A group of watchdog organisations have called for views on what is needed in the regulation of the use of algorithms.

The Competition and Markets Authority (CMA), Financial Conduct Authority, Information Commissioner’s Office and Ofcom have taken the step through the Digital Regulation Co-operation Forum (DRCF), which has published two papers on algrorithms with a call for comments.

Speaking on behalf of the algorithms project team, Stefan Hunt, CMA chief data and technology insight officer, said: “Much work has already been done on algorithms by the CMA, FCA, ICO and Ofcom but there is more to do. We’re asking now, what more is needed, including from us as regulators and also from industry?”

The DRFC has published a policy paper setting out six common areas of focus for its members, including transparency, fairness, access to information, resilience of infrastructure, individual autonomy and healthy competition. 

It then outlines the current and potential harms and some of the benefits of algorithmic processing, explores possible roles for UK regulators, the DRCF in particular, and makes suggestions for future work.

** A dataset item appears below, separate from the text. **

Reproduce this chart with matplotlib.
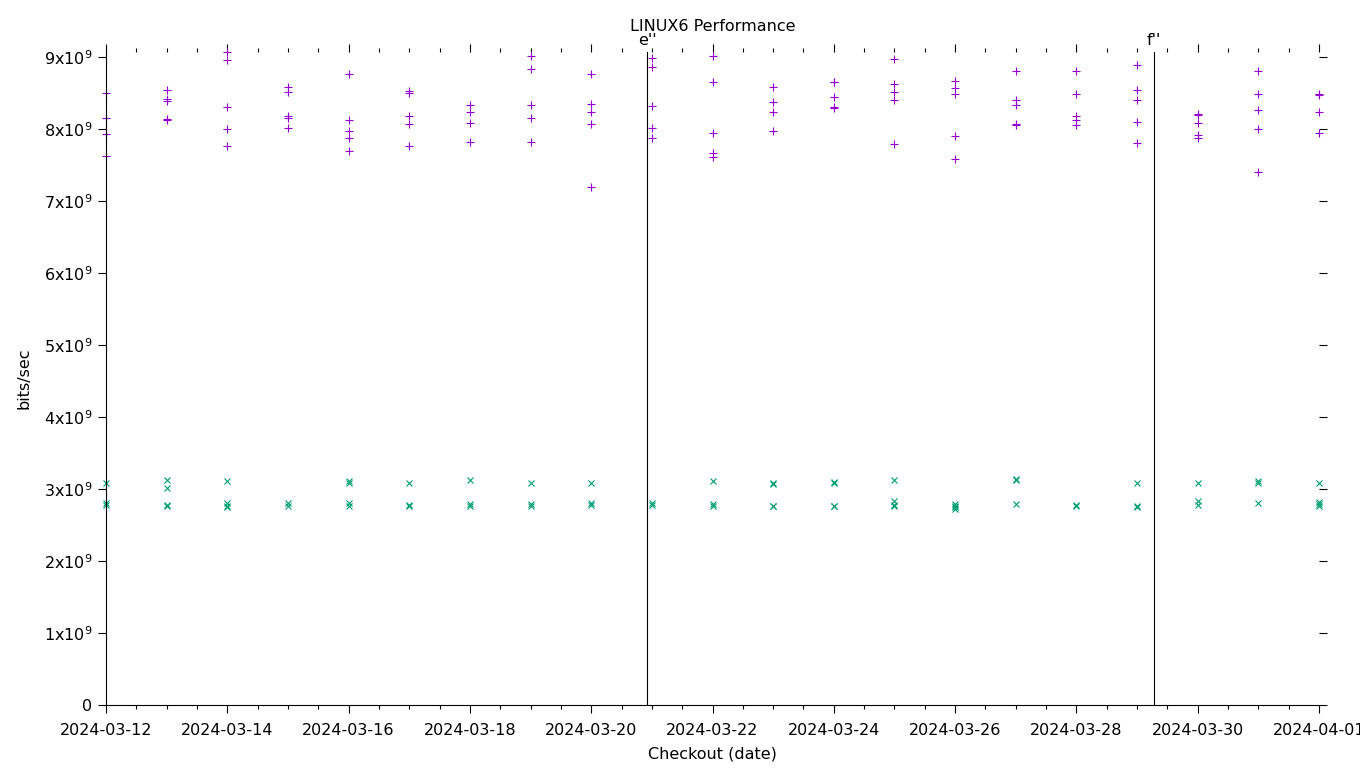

Among the possibilities it floats for its own role are to support the development of algorithmic assessment practices, help organisations communicate to consumers how systems are being used, and engage with researchers in the field of human-interaction, dealing with issues such as automation bias.

Auditing issues

A second policy paper covers the auditing of algorithms, pointing out that in some fields there are no rules and standards on the issue and it is unclear how auditors can provide assurance. It says that regulators could play a significant role in dealing with this through steps such as providing accreditation for auditors and ensuring action is taken when an audit identifies harms.

The DRFC has also published a workplan for 2022-23 including projects on issues such as protecting children online and supporting improvements in algorithmic transparency; and published its annual report.

Gill Whitehead, DRCF chief executive, said: “The task ahead is significant - but by working together as regulators and in close co-operation with others, we intend for the DRCF to make an important contribution to the UK’s digital landscape to the benefit of people and businesses online.

“Just one of those areas is algorithms. Whether you’re scrolling on social media, flicking through films or deciding on dinner, algorithms are busy but hidden in the background of our digital lives.

“That’s good news for a lot of us a lot of the time, but there’s also a problematic side to algorithms. They can be manipulated to cause harm or misused because firms plugging them into websites and apps simply don’t understand them well enough. As regulators, we need to make sure the benefits win out.”